At the time, I couldn't find the rule stated any earlier than William Cullen Bryant's (c. 1870) "Index Expurgatorius." But since then, I've found it in an earlier handbook, "Five Hundred Mistakes of Daily Occurrence in Speaking, Pronouncing, and Writing the English Language, Corrected," by one Walton Burgess (1855). "Over/more than" was mistake No. 130:
"There were not over twenty persons present:" say, more than. Such a use of this word is not frequent among writers of reputation. It may, however, be less improperly employed, where the sense invests it with more of a semblance to its literal signification: as, "This pair of chickens will weigh over seven pounds." Even in this case, it is better to say more than.
Who was Walton Burgess? According to a New York Times obituary, he had worked for his father’s publishing business in New York City, then started his own. He “dropped dead of paralysis” in his office, aged 57, in December 1890. Since "Five Hundred Mistakes" was published by Daniel Burgess & Co., it sounds like the same W.B., but I found no clues to where he learned the "over" rule.

Not everyone subscribed to the rule, of course. In 1848, Seth T. Hurd used "over" in the forbidden way in his own "Grammatical Corrector, or, Vocabulary of the Common Errors of Speech," objecting to "A LONG MILE, for a little over, or a little more than a mile." And in 1900, Scott and Denney's "Elementary English Composition" said of "The buildings cost over a million dollars" simply: "This use is correct."

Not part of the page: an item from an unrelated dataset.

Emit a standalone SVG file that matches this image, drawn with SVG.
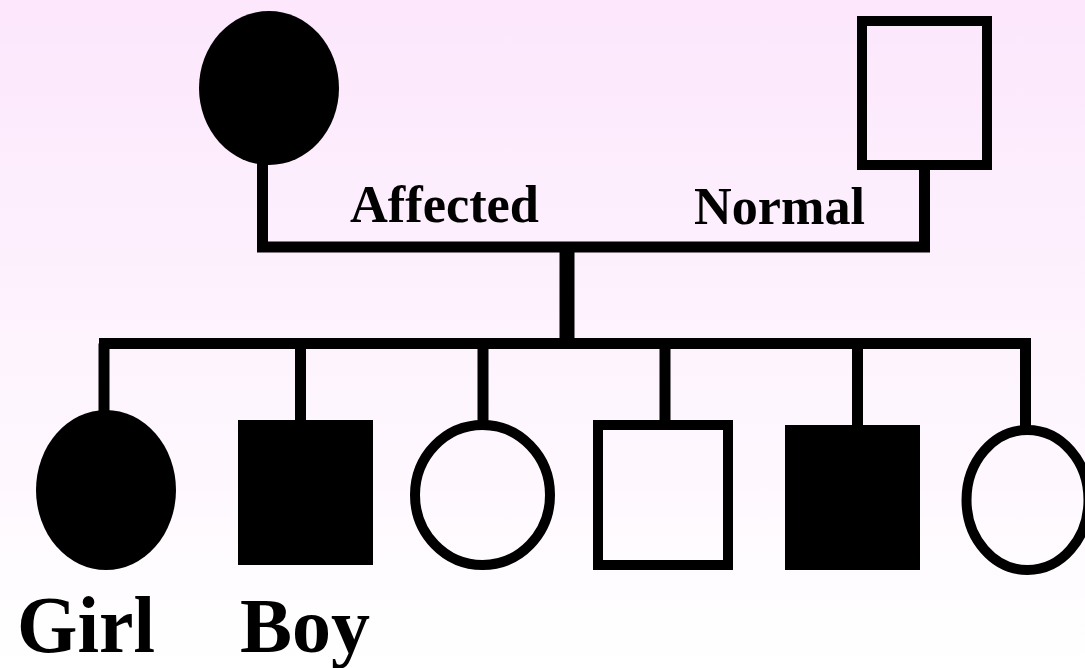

The OED shows "over" used with numbers since Old English. The "over/more than" thing is an invention of American journalism, unknown and unloved outside that shrinking cabal. In "Write It Right," I said that maybe only the death of newspapers would kill off this parasitic superstition; I hope that was just hyperbole.

Thursday, April 1, 2010

Adventures in international English

I'm always afraid of the karma police when I point out oddities in English from (possibly) non-native speakers; I mean, it's not as if I could write a headline or news story in Italian or Swahili. But if the esteemed John McIntyre can link to the Teabonics hall of shame, surely I can share these recent headlines from Google News:

Do not feed children with bad spelling and poor grammar

Because they perform better on empty stomachs? No, the headline means "don't feed children bad spelling," i.e., don't expose them to its corrupting influence -- still not quite idiomatic in my dialect, but if you omit that ambiguous "with," it's a little easier to grasp the sense.

Poor Knowledge of English Keeps Away Green Pasture

This one, apparently composed here for a story picked up from the Tanzania Daily News, was more mysterious -- the headline's "pasture" appears nowhere in the lengthy text. But at the very end, we find the detail that must have inspired the headline writer: Tanzanians, says one teacher, aren't learning English well enough to qualify for jobs in neighboring East African countries -- greener pastures, at least metaphorically.